US 20 is a country highway of the sort that I imagine someone like E. B. White dragging his family across on a weekend car trip to go check something out—Niagara Falls!  The world's largest sock! A cave!—children fussing in the back whether we're there yet, having to pee, so much corn, she's on my side of the seat, license plate bingo.  It started as two lanes: Main Street for three or four towns in a row with a stoplight at the center of each, before broadening into a four-lane proto-highway complete with a soft shoulder and guardrails (and a faster speed limit)---and what's this?: a median strip!  Still with driveways thrillingly directly off the road here and postmen's trucks pulled maximally far to the side attending to mailboxes there, and thanks to the twin concrete interstates not terribly far to the north and south very little traffic.  And hills! Ten and fifteen percent grades where a modern highway would have razed hills to fill valleys. Then back to Main Street and stores, and a traffic light per town.
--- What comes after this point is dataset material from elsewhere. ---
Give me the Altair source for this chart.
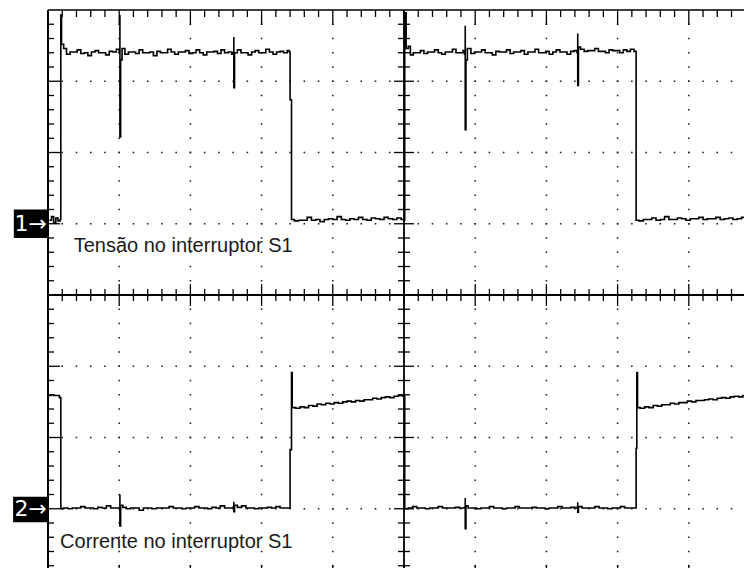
import altair as alt
import pandas as pd

# ---- Oscilloscope screen: time in divisions (0..10), amplitude in divisions ----
# Channel 1 (switch voltage), amplitude relative to its ground marker
CH1 = [
    (0.02, 0.05), (0.05, 0.10), (0.08, 0.01), (0.11, 0.08), (0.14, 0.04), (0.17, 0.06),
    (0.18, 0.06), (0.18, 2.93), (0.19, 2.52), (0.22, 2.46),
    (0.26, 2.38), (0.31, 2.41), (0.36, 2.41), (0.41, 2.44), (0.46, 2.39), (0.51, 2.40),
    (0.56, 2.36), (0.61, 2.41), (0.66, 2.43), (0.71, 2.40), (0.76, 2.40), (0.81, 2.37),
    (0.86, 2.42), (0.91, 2.41), (0.96, 2.45),
    (1.00, 2.40), (1.01, 2.93), (1.01, 1.22), (1.02, 2.30), (1.04, 2.46), (1.08, 2.38),
    (1.13, 2.41), (1.18, 2.41), (1.23, 2.39), (1.28, 2.44), (1.33, 2.40), (1.38, 2.40),
    (1.43, 2.41), (1.48, 2.36), (1.53, 2.42), (1.58, 2.40), (1.63, 2.40), (1.68, 2.45),
    (1.73, 2.41), (1.78, 2.38), (1.83, 2.41), (1.88, 2.41), (1.93, 2.43), (1.98, 2.39),
    (2.03, 2.40), (2.08, 2.44), (2.13, 2.40), (2.18, 2.37), (2.23, 2.41), (2.28, 2.41),
    (2.33, 2.42), (2.38, 2.39), (2.43, 2.44), (2.48, 2.40), (2.53, 2.41), (2.58, 2.38),
    (2.60, 2.40), (2.61, 2.62), (2.61, 1.91), (2.62, 2.40), (2.66, 2.44), (2.71, 2.40),
    (2.76, 2.40), (2.81, 2.37), (2.86, 2.41), (2.91, 2.43), (2.96, 2.40), (3.01, 2.40),
    (3.06, 2.45), (3.11, 2.41), (3.16, 2.38), (3.21, 2.41), (3.26, 2.42), (3.31, 2.40),
    (3.36, 2.43), (3.39, 2.41),
    (3.40, 2.41), (3.40, 1.74), (3.42, 1.74), (3.42, 0.06),
    (3.46, 0.04), (3.52, 0.05), (3.58, 0.05), (3.64, 0.09), (3.70, 0.05), (3.76, 0.06),
    (3.82, 0.03), (3.88, 0.06), (3.94, 0.07), (4.00, 0.06), (4.06, 0.10), (4.12, 0.06),
    (4.18, 0.05), (4.24, 0.07), (4.30, 0.06), (4.36, 0.09), (4.42, 0.06), (4.48, 0.05),
    (4.54, 0.08), (4.60, 0.07), (4.66, 0.06), (4.72, 0.09), (4.78, 0.07), (4.84, 0.06),
    (4.90, 0.08), (4.96, 0.06), (5.00, 0.05),
    (5.01, 0.05), (5.01, 2.96), (5.03, 2.46), (5.06, 2.49), (5.09, 2.37),
    (5.13, 2.40), (5.18, 2.40), (5.23, 2.43), (5.28, 2.39), (5.33, 2.41), (5.38, 2.41),
    (5.43, 2.44), (5.48, 2.40), (5.53, 2.38), (5.58, 2.41), (5.63, 2.41), (5.68, 2.45),
    (5.73, 2.40), (5.78, 2.40), (5.83, 2.43),
    (5.85, 2.38), (5.86, 2.78), (5.86, 1.32), (5.87, 2.30), (5.89, 2.46), (5.94, 2.39),
    (5.99, 2.41), (6.04, 2.41), (6.09, 2.44), (6.14, 2.40), (6.19, 2.40), (6.24, 2.37),
    (6.29, 2.42), (6.34, 2.41), (6.39, 2.41), (6.44, 2.44), (6.49, 2.39), (6.54, 2.41),
    (6.59, 2.41), (6.64, 2.43), (6.69, 2.38), (6.74, 2.41), (6.79, 2.41), (6.84, 2.45),
    (6.89, 2.40), (6.94, 2.40), (6.99, 2.42), (7.04, 2.38), (7.09, 2.41), (7.14, 2.44),
    (7.19, 2.41), (7.24, 2.41), (7.29, 2.38), (7.34, 2.42), (7.39, 2.43),
    (7.43, 2.40), (7.44, 2.67), (7.44, 1.94), (7.45, 2.48), (7.48, 2.45), (7.53, 2.42),
    (7.58, 2.43), (7.63, 2.43), (7.68, 2.46), (7.73, 2.42), (7.78, 2.42), (7.83, 2.40),
    (7.88, 2.44), (7.93, 2.43), (7.98, 2.43), (8.03, 2.40), (8.08, 2.44), (8.13, 2.42),
    (8.18, 2.45), (8.23, 2.42), (8.25, 2.42),
    (8.26, 2.42), (8.26, 0.05),
    (8.30, 0.04), (8.36, 0.06), (8.42, 0.06), (8.48, 0.08), (8.54, 0.05), (8.60, 0.06),
    (8.66, 0.10), (8.72, 0.06), (8.78, 0.06), (8.84, 0.08), (8.90, 0.07), (8.96, 0.05),
    (9.02, 0.07), (9.08, 0.07), (9.14, 0.09), (9.20, 0.06), (9.26, 0.07), (9.32, 0.07),
    (9.38, 0.09), (9.44, 0.06), (9.50, 0.07), (9.56, 0.08), (9.62, 0.06), (9.68, 0.07),
    (9.74, 0.09), (9.80, 0.06), (9.84, 0.06),
    (9.85, 0.06), (9.85, 2.96), (9.87, 2.50), (9.90, 2.42),
]

# Channel 2 (switch current), amplitude relative to its ground marker
CH2 = [
    (0.00, 1.59), (0.04, 1.60), (0.08, 1.59), (0.12, 1.59), (0.16, 1.56), (0.18, 1.50),
    (0.18, 0.00),
    (0.22, 0.01), (0.28, 0.00), (0.34, 0.01), (0.40, 0.01), (0.46, 0.03), (0.52, 0.01),
    (0.58, 0.01), (0.64, 0.00), (0.70, 0.02), (0.76, 0.01), (0.82, 0.04), (0.88, 0.01),
    (0.94, 0.01), (1.00, 0.01),
    (1.01, 0.20), (1.01, -0.24), (1.02, 0.05), (1.05, 0.02), (1.10, 0.00), (1.16, 0.01),
    (1.22, 0.01), (1.28, -0.02), (1.34, 0.01), (1.40, 0.01), (1.46, 0.00), (1.52, 0.01),
    (1.58, 0.01), (1.64, 0.01), (1.70, 0.03), (1.76, 0.01), (1.82, 0.01), (1.88, 0.00),
    (1.94, 0.01), (2.00, 0.01), (2.06, 0.03), (2.12, 0.01), (2.18, 0.01), (2.24, 0.00),
    (2.30, 0.02), (2.36, 0.01), (2.42, 0.04), (2.48, 0.01), (2.54, 0.01),
    (2.60, 0.02), (2.61, 0.10), (2.61, -0.04), (2.62, 0.05), (2.66, 0.02), (2.72, 0.04),
    (2.78, 0.01), (2.84, 0.01), (2.90, 0.00), (2.96, 0.01), (3.02, 0.01), (3.08, 0.02),
    (3.14, 0.01), (3.20, 0.03), (3.26, 0.01), (3.32, 0.01), (3.39, 0.01),
    (3.40, 0.01), (3.40, 0.83), (3.42, 0.83), (3.42, 1.91), (3.43, 1.42),
    (3.48, 1.41), (3.54, 1.43), (3.60, 1.42), (3.66, 1.45), (3.72, 1.44), (3.78, 1.47),
    (3.84, 1.46), (3.90, 1.48), (3.96, 1.47), (4.02, 1.49), (4.08, 1.48), (4.14, 1.50),
    (4.20, 1.51), (4.26, 1.50), (4.32, 1.52), (4.38, 1.51), (4.44, 1.53), (4.50, 1.53),
    (4.56, 1.55), (4.62, 1.54), (4.68, 1.56), (4.74, 1.57), (4.80, 1.56), (4.86, 1.58),
    (4.92, 1.59), (4.98, 1.58), (5.00, 1.60),
    (5.01, 1.60), (5.01, 0.00),
    (5.06, 0.01), (5.12, 0.03), (5.18, 0.01), (5.24, 0.01), (5.30, 0.00), (5.36, 0.01),
    (5.42, 0.01), (5.48, 0.03), (5.54, 0.01), (5.60, 0.01), (5.66, 0.01), (5.72, 0.02),
    (5.78, 0.01), (5.84, 0.01),
    (5.85, 0.02), (5.86, 0.15), (5.86, -0.28), (5.87, 0.04), (5.90, 0.01), (5.96, 0.01),
    (6.02, 0.00), (6.08, 0.01), (6.14, 0.01), (6.20, 0.03), (6.26, 0.01), (6.32, 0.01),
    (6.38, 0.00), (6.44, 0.01), (6.50, 0.01), (6.56, 0.03), (6.62, 0.01), (6.68, 0.01),
    (6.74, 0.01), (6.80, 0.02), (6.86, 0.01), (6.92, 0.01), (6.98, 0.00), (7.04, 0.01),
    (7.10, 0.01), (7.16, 0.03), (7.22, 0.01), (7.28, 0.01), (7.34, 0.02), (7.40, 0.01),
    (7.43, 0.02), (7.44, 0.09), (7.44, -0.05), (7.45, 0.03), (7.50, 0.01), (7.56, 0.01),
    (7.62, 0.01), (7.68, 0.03), (7.74, 0.01), (7.80, 0.01), (7.86, 0.00), (7.92, 0.01),
    (7.98, 0.01), (8.04, 0.03), (8.10, 0.01), (8.16, 0.01), (8.25, 0.01),
    (8.26, 0.01), (8.26, 0.85), (8.27, 0.85), (8.27, 1.91), (8.28, 1.42),
    (8.32, 1.41), (8.38, 1.43), (8.44, 1.42), (8.50, 1.45), (8.56, 1.44), (8.62, 1.46),
    (8.68, 1.46), (8.74, 1.48), (8.80, 1.47), (8.86, 1.49), (8.92, 1.49), (8.98, 1.51),
    (9.04, 1.50), (9.10, 1.52), (9.16, 1.52), (9.22, 1.53), (9.28, 1.54), (9.34, 1.53),
    (9.40, 1.55), (9.46, 1.56), (9.52, 1.55), (9.58, 1.57), (9.64, 1.58), (9.70, 1.57),
    (9.76, 1.59), (9.82, 1.60), (9.84, 1.60),
    (9.85, 1.60), (9.85, 0.00), (9.90, 0.01),
]

CH1_GROUND = 1.0    # ground marker positions (divisions from screen centre)
CH2_GROUND = -3.0
MARKERS = ["1→", "2→"]
LABELS = ["Tensão no interruptor S1", "Corrente no interruptor S1"]

# ---- screen geometry ----
PXX, PXY = 71.2, 71.25           # pixels per division
W, H = 736, 560
X_DOM = [-40 / PXX, -40 / PXX + W / PXX]
Y_DOM = [4 + 2 / PXY - H / PXY, 4 + 2 / PXY]
xs = alt.Scale(domain=X_DOM, nice=False, zero=False)
ys = alt.Scale(domain=Y_DOM, nice=False, zero=False)

# traces
rows = []
for ch, pts, g in (("1", CH1, CH1_GROUND), ("2", CH2, CH2_GROUND)):
    for i, (t, v) in enumerate(pts):
        rows.append({"ch": ch, "i": i, "t": t, "v": v + g})
trace_df = pd.DataFrame(rows)

# graticule dots
dots = []
for gx in [1, 2, 3, 4, 6, 7, 8, 9]:
    for k in range(1, 40):
        dots.append({"x": gx, "y": round(-4 + 0.2 * k, 3)})
for gy in [-3, -2, -1, 1, 2, 3]:
    for k in range(1, 50):
        dots.append({"x": round(0.2 * k, 3), "y": gy})
dot_df = pd.DataFrame(dots)

# frame, centre lines and ticks
rules = [
    {"x": 0, "x2": 0, "y": -4, "y2": 4, "w": 2},
    {"x": 10, "x2": 10, "y": -4, "y2": 4, "w": 2},
    {"x": 0, "x2": 10, "y": 4, "y2": 4, "w": 1.5},
    {"x": 0, "x2": 10, "y": -4, "y2": -4, "w": 1.5},
    {"x": 5, "x2": 5, "y": -4, "y2": 4, "w": 1.8},
    {"x": 0, "x2": 10, "y": 0, "y2": 0, "w": 1.8},
]
for k in range(1, 50):
    xk = round(0.2 * k, 3)
    major = k % 5 == 0
    L = 15 if major else 7
    rules.append({"x": xk, "x2": xk, "y": 4, "y2": 4 - L / PXY, "w": 1.3})
    rules.append({"x": xk, "x2": xk, "y": -4, "y2": -4 + L / PXY, "w": 1.3})
    Lc = 11 if major else 6
    rules.append({"x": xk, "x2": xk, "y": -Lc / PXY, "y2": Lc / PXY, "w": 1.3})
for k in range(1, 40):
    yk = round(-4 + 0.2 * k, 3)
    major = k % 5 == 0
    L = 12 if major else 6
    rules.append({"x": 0, "x2": L / PXX, "y": yk, "y2": yk, "w": 1.3})
    rules.append({"x": 10, "x2": 10 - L / PXX, "y": yk, "y2": yk, "w": 1.3})
    Lc = 10 if major else 6
    rules.append({"x": 5 - Lc / PXX, "x2": 5 + Lc / PXX, "y": yk, "y2": yk, "w": 1.3})
rule_df = pd.DataFrame(rules)

marker_df = pd.DataFrame({
    "x": [-0.48, -0.49], "x2": [0, 0],
    "y": [CH1_GROUND - 0.2, CH2_GROUND - 0.19], "y2": [CH1_GROUND + 0.2, CH2_GROUND + 0.17],
    "yc": [CH1_GROUND, CH2_GROUND], "txt": MARKERS,
})
label_df = pd.DataFrame({"x": [0.36, 0.17], "y": [0.60, -3.55], "txt": LABELS})

dots_layer = alt.Chart(dot_df).mark_square(size=2.5, color="#222", opacity=1).encode(
    x=alt.X("x:Q", scale=xs, axis=None), y=alt.Y("y:Q", scale=ys, axis=None))

rule_layer = alt.Chart(rule_df).mark_rule(color="black").encode(
    x=alt.X("x:Q", scale=xs, axis=None), x2="x2:Q",
    y=alt.Y("y:Q", scale=ys, axis=None), y2="y2:Q",
    strokeWidth=alt.StrokeWidth("w:Q", scale=None))

trace_layer = alt.Chart(trace_df).mark_line(
    color="black", strokeWidth=1.6, interpolate="step-after"
).encode(
    x=alt.X("t:Q", scale=xs, axis=None), y=alt.Y("v:Q", scale=ys, axis=None),
    detail="ch:N", order="i:Q")

box_layer = alt.Chart(marker_df).mark_rect(color="black").encode(
    x=alt.X("x:Q", scale=xs, axis=None), x2="x2:Q",
    y=alt.Y("y:Q", scale=ys, axis=None), y2="y2:Q")

marker_text = alt.Chart(marker_df).mark_text(
    color="white", font="DejaVu Sans", fontSize=22, align="right", baseline="middle", dx=-1
).encode(x=alt.X("x2:Q", scale=xs, axis=None), y=alt.Y("yc:Q", scale=ys, axis=None), text="txt:N")

label_text = alt.Chart(label_df).mark_text(
    color="#1a1a1a", font="Liberation Sans", fontSize=20, align="left", baseline="alphabetic"
).encode(x=alt.X("x:Q", scale=xs, axis=None), y=alt.Y("y:Q", scale=ys, axis=None), text="txt:N")

chart = alt.layer(dots_layer, rule_layer, trace_layer, box_layer, marker_text, label_text).properties(
    width=W, height=H, padding=0, background="white",
    autosize=alt.AutoSizeParams(type="none"),
).configure_view(strokeWidth=0)

chart.save("out.html", embed_options={"renderer": "svg", "actions": False})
It was like driving through the 1950's, but in a diesel Volkswagen, and with GPS.

On the way back we stopped at a Pilot station to fill back up next to the gigantic trucks, only to find that the pump nozzles were about two inches thick.  A guy filling up his old family Mercedes wagon told us that it works, but you have to dribble the gas in really slowly. “They're catering to the truckers.” Well, there was no way I was doing that, so we stopped a few dozen miles later at a rest area off of I-90, where (of course) the pump (singular) was way off to the side, where there was no credit card swiper on the pump, and where the ground was black with spilled oil (presumably).  But it filled the car in something like thirty seconds.  Easily the fastest gas pump I've ever used.
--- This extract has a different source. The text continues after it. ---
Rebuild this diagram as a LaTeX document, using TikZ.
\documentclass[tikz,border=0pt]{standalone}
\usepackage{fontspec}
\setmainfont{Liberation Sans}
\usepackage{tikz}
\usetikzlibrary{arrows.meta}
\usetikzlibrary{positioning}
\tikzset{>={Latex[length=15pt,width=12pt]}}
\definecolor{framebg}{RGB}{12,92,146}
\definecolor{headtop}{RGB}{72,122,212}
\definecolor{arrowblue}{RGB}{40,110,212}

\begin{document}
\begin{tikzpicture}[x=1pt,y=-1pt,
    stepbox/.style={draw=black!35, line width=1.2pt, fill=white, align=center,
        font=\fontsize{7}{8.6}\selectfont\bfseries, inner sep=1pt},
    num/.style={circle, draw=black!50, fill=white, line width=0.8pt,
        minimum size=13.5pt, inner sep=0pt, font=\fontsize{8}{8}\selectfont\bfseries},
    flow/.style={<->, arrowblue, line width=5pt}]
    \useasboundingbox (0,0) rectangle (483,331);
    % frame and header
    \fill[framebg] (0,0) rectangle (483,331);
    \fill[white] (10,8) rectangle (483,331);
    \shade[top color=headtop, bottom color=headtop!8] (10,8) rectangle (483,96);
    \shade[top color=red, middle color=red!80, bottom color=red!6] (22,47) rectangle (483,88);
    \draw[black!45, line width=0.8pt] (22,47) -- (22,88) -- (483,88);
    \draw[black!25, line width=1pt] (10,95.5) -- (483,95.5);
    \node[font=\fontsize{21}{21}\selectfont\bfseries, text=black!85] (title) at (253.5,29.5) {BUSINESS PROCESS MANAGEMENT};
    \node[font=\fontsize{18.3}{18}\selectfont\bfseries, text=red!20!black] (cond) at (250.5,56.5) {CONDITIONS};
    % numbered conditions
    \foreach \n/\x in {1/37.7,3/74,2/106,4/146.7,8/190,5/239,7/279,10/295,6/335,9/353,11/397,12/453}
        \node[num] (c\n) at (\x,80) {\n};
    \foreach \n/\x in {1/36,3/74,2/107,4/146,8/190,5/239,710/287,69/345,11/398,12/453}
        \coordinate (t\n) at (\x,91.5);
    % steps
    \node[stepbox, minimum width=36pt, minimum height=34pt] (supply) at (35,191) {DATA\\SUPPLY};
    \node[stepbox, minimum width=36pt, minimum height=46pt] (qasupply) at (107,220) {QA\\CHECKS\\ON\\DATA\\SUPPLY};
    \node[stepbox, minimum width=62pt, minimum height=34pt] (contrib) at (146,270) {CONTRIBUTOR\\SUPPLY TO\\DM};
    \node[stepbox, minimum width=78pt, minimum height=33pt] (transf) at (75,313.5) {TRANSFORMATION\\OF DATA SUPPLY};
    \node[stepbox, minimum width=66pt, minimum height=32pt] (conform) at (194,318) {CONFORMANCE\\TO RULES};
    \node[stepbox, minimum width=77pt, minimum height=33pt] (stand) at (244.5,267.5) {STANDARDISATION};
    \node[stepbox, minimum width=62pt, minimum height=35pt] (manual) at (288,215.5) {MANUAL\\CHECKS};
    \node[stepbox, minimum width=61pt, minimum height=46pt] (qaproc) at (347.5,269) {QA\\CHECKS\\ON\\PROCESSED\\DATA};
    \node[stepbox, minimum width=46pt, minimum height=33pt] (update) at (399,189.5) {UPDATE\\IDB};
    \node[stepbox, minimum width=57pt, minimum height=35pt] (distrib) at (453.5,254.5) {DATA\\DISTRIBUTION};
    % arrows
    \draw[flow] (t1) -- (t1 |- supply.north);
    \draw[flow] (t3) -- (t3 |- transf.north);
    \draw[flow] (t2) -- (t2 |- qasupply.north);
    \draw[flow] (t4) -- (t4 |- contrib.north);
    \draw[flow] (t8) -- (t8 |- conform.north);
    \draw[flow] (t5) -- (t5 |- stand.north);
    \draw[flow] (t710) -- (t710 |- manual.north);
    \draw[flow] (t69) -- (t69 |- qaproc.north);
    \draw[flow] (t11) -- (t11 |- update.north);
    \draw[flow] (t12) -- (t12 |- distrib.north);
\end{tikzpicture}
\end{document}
At any rate, we discovered that the satellite radio is awesome for about half an hour, after which one realizes that there are so many stations that they're all either totally generic and all over the map, thereby including entire families of music I abhor, or so completely specialized that after five songs (or was it ten? or two?) you can't tell where one song begins and the other ends.  Touching the tuning buttons on the steering wheel causes the weather info station to come on; I haven't invested the time required to set up some presets, and I likely won't. One is extra glad for the auxiliary input jack.

Putting miles on this thing pretty fast.  Guess it's fun to drive, or something.